When we asked Erskine for her recommendations for 2011, she said: “As a children’s author, I have to focus mostly on books for young people, but for anyone young at heart, these books are universal.”
“Mini Racer” by Kristy Dempsey and Bridget Strevens-Marzo. Bright, peppy, and fun with musical language and pictures you can go back to and find things you missed before. If you liked Richard Scarry, you’ll love this!
“Tia Isa Wants a Car” by Meg Medina and Claudio Munoz. A warm look at determination and a different culture, not to mention strong females, from a Cuban American author.
“Hound Dog True” by Linda Urban. Another sweet story of determination for a slightly older set — even adults will enjoy these characters!
“A Dog’s Way Home” by Bobbie Pyron. A must for dog lovers, especially in the Appalachian area.
“The Great Wall of Lucy Wu” by Wendy Shang. Chinese American girl handling her two cultures with humor and smarts! [EDITOR'S NOTE: Yay! We love when there's love between our GBF authors.]
“Okay for Now” by Gary D. Schmidt. Already a National Book Award finalist, I predict this will be on many award lists. You just can’t help loving and rooting for diamond in the rough Doug.
“This Thing Called the Future” by J.L. Powers. A great look at life in a modern day South African shantytown with its love, family, fears, and balance between traditional and contemporary culture.

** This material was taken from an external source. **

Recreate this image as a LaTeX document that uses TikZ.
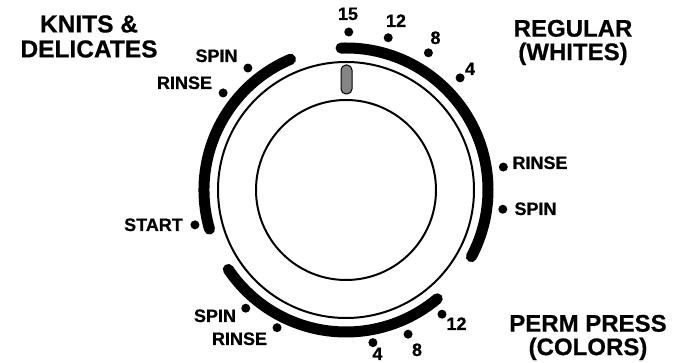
\documentclass[tikz,border=0pt]{standalone}
\usepackage{fontspec}
\setmainfont{Liberation Sans}
\newfontfamily\dialfont{Liberation Sans}[BoldFeatures={FakeBold=0.6}]
\definecolor{knobgray}{gray}{0.52}
\begin{document}
\begin{tikzpicture}[
    x=1pt, y=1pt,
    band/.style={line width=11pt, line cap=round},
    ring/.style={line width=2pt},
    dot/.style={circle, fill, inner sep=0pt, minimum size=9pt},
    lbl/.style={font=\dialfont\fontsize{18}{18}\selectfont\bfseries, inner sep=0pt, anchor=base},
    cycle/.style={font=\dialfont\fontsize{24}{23.5}\selectfont\bfseries, align=center, inner sep=0pt}
]
    \useasboundingbox (0,0) rectangle (681,363);
    \coordinate (c) at (346,173);

    % dial rings
    \draw[ring] (c) circle[radius=128];
    \draw[ring] (c) circle[radius=90];
    \node[draw, line width=1pt, fill=knobgray, rounded corners=5pt,
          minimum width=11pt, minimum height=29pt, inner sep=0pt] (pointer)
          at ([shift={(0.5,110.5)}]c) {};

    % cycle bands
    \draw[band] ([shift={(92:142)}]c) arc[start angle=92, end angle=-28, radius=142];
    \draw[band] ([shift={(113:142)}]c) arc[start angle=113, end angle=196, radius=142];
    \draw[band] ([shift={(214:142)}]c) arc[start angle=214, end angle=310, radius=142];

    % dots
    \foreach \a/\r/\n in {89/158/r15, 74.5/158/r12, 59/160/r8, 44.5/160/r4,
                          8.3/159/rrinse, -7/158/rspin,
                          128.8/156.5/kspin, 141.7/156.6/krinse, 193/155/start,
                          229.7/155/pspin, 243.4/154/prinse,
                          280/155/p4, 293.3/157/p8, 307.7/157/p12}
        \node[dot] (d\n) at ([shift={(\a:\r)}]c) {};

    % regular (whites)
    \node[lbl] (t15) at (348,343) {15};
    \node[lbl] (t12) at (396,336) {12};
    \node[lbl] (t8) at (435.5,319) {8};
    \node[lbl] (t4) at (470,288) {4};
    \node[lbl] (trrinse) at (540,194) {RINSE};
    \node[lbl] (trspin) at (535.5,148) {SPIN};

    % knits & delicates
    \node[lbl] (tkspin) at (216.5,301) {SPIN};
    \node[lbl] (tkrinse) at (184.5,274) {RINSE};
    \node[lbl] (tstart) at (153.5,132) {START};

    % perm press
    \node[lbl] (tpspin) at (215,41) {SPIN};
    \node[lbl] (tprinse) at (239.5,18) {RINSE};
    \node[lbl] (tp4) at (377.5,3) {4};
    \node[lbl] (tp8) at (417,7) {8};
    \node[lbl] (tp12) at (456.5,33) {12};

    \node[cycle, font=\dialfont\fontsize{24.5}{25}\selectfont\bfseries] (knits) at (89,326.5) {KNITS \&\\DELICATES};
    \node[cycle] (regular) at (573,320.5) {REGULAR\\(WHITES)};
    \node[cycle] (perm) at (588,25.5) {PERM PRESS\\(COLORS)};
\end{tikzpicture}
\end{document}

“We are America” by Walter Dean Myers & Christopher Myers. Beautiful, poetic and strikes the right balance between pride and recognizing where we might not be perfect–but don’t worry, you’re left with a strong sense of hope for us all.
“The Good Daughter: A Memoir of My Mother’s Hidden Life” by Jasmin Darznik. This is an adult book and a fascinating read if you want to know the culture of Iran over the last century–the true account of this Iranian American author’s extended family.